In our work parsing JSON documents as quickly as possible, we found that one of the most challenging problem is to parse numbers. That is, you want to take the string “1.3553e142” and convert it quickly to a double-precision floating-point number. You can use the strtod function from the standard C/C++ library, but it is quite slow. People who write fast parsers tend to roll their own number parsers (e.g., RapidJSON, sajson), and so we did. However, we sacrifice some standard compliance. You see, the floating-point standard that we all rely on (IEEE 754) has some hard-to-implement features like “round to even”. Sacrificing such fine points means that you can be off by one bit when decoding a string. As such, this never matters: double-precision numbers have more accuracy than any engineering project will ever need and a difference on the last bit is irrelevant. Nevertheless, it is mildly annoying.
A better alternative in C++ might be from_chars. Unfortunately, many standard libraries have not yet caught up the standard and they fail to support from_chars properly. One can get around this problem by using the excellent abseil library. It tends to be much faster than venerable strtod function.
Unfortunately, for our use cases, even abseil’s from_chars is much too slow. It can be two or three times slower than our fast-but-imperfect number parser.
I was going to leave it be. Yet Michael Eisel kept insisting that it should be possible to both follow the standard and achieve great speed. Michael gave me an outline. I was unconvinced. And then he gave me a code sample: it changed my mind. The full idea requires a whole blog post to explain, but the gist of it is that we can attempt to compute the answer, optimistically using a fast algorithm, and fall back on something else (like the standard library) as needed. It turns out that for the kind of numbers we find in JSON documents, we can parse 99% of them using a simple approach. All we have to do is correctly detect the error cases and bail out.

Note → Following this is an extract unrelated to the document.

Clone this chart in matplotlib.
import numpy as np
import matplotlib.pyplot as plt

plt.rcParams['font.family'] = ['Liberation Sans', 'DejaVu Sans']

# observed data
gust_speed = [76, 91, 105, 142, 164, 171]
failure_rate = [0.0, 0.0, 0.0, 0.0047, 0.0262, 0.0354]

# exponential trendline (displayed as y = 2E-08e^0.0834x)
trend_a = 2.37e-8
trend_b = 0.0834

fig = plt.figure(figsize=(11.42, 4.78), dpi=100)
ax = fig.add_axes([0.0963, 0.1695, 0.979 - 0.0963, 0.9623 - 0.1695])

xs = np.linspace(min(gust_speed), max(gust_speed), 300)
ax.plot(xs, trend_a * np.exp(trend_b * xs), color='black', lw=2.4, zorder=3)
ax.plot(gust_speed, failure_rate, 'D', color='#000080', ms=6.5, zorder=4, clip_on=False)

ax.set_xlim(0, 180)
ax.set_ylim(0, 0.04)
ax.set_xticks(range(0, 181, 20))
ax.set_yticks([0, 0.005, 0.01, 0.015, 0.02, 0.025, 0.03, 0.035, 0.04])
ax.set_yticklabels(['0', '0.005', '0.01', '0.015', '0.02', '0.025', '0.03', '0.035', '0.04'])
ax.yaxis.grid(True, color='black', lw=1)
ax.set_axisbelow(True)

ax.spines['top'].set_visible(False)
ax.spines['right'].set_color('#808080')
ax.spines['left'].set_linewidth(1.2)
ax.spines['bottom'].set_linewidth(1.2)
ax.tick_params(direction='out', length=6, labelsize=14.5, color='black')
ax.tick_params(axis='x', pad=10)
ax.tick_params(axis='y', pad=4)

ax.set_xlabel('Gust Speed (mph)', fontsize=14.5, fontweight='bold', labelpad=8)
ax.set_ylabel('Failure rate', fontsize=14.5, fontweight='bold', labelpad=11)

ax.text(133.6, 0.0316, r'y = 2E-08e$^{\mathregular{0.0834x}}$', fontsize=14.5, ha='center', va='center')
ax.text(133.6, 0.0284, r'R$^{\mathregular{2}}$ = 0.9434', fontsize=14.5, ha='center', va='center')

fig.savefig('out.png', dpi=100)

Your results will vary, but the next table gives the speed numbers from my home iMac (2017). The source code is available along with everything necessary to test it out (linux and macOS).
parser | MB/s |
---|---|
fast_double_parser (new) | 660 MB/s |
abseil, from_chars | 330 MB/s |
double_conversion | 250 MB/s |
strtod | 70 MB/s |
On Windows it’s highly optimized (by Stephan T. Lavavej himself). Possibly you could add, which std-libs are lagging, or bad.
I’d be more interested in knowing which one support it. The only one I have seen mentioned is Visual Studio. This will no doubt improve in the future, thankfully.
Currently, this would not produce portable code since most other standard libraries I have tried do not support it. One portable approach is to rely on abseil.
Implicitly, you’ve added it now to the comments.
With some fiddling (if very important and worth the trouble, and some digging in the relevant docs) one could create an object file with clang-cl and link that in on linux or with MinGW. The thing has more or less a c-api anyway.
Seems easier to use abseil for the time being, no?
Could you please also check against the ‘new’ c++ format? They state that their implementation is also very fast.
As far as I can tell, the “new” way to parse floats in C++ is to use “from_chars” and I address this both in my benchmarks and my post. If you are thinking about something else, would you kindly elaborate?
Aha, ok. I didn’t know that it was based on the from_chars routine (I’m still on C++17). Seeing as this is also quite fast that sounds very good.
Is there any chance the std::format can use your algorithm, or does that have to go through the committee?
Standard libraries could certainly adopt the approach we have designed.
I’ve been doing some tests and I don’t think this is as fast as the algorithm in RapidJSON: https://github.com/Tencent/rapidjson/blob/7e68aa0a21b7800ec98133cb106e49bd6536e25c/include/rapidjson/internal/strtod.h#L131
Am I correct in understanding that the goal of your number parser is to produce identical results to the C++ standard implementation, and this is the source of the performance difference from RapidJSON?
Thanks
You are correct.
RapidJSON has at least two fast-parsing mode. The fast mode, which I think is what you refer to, is indeed quite fast, but it can be off by one ULP, so it is not standard compliant. Boost Spirit similarly offers fast parsing, but it is not again not standard compliant.
Our very own simdjson has also a fast number parsing mode…
David Gay’s dtoa.c had updated (2016) with 96-bits big float, which speed up his earlier version by quite a bit, an order of magnitude or faster in some cases.
see CHANGES dated 20160429,
http://www.netlib.org/fp/
Thank you.
Note for people reading this: dtoa goes in the opposite direction.
The file name is confusing; dtoa.c contains both dtoa() and strtod(). I suppose Albert meant the latter.
@Marcin Yes and I include benchmark against the updated code at https://github.com/lemire/simple_fastfloat_benchmark
I do not think that the string parsing has been made orders of magnitude faster. At least, my tests do not reveal much difference.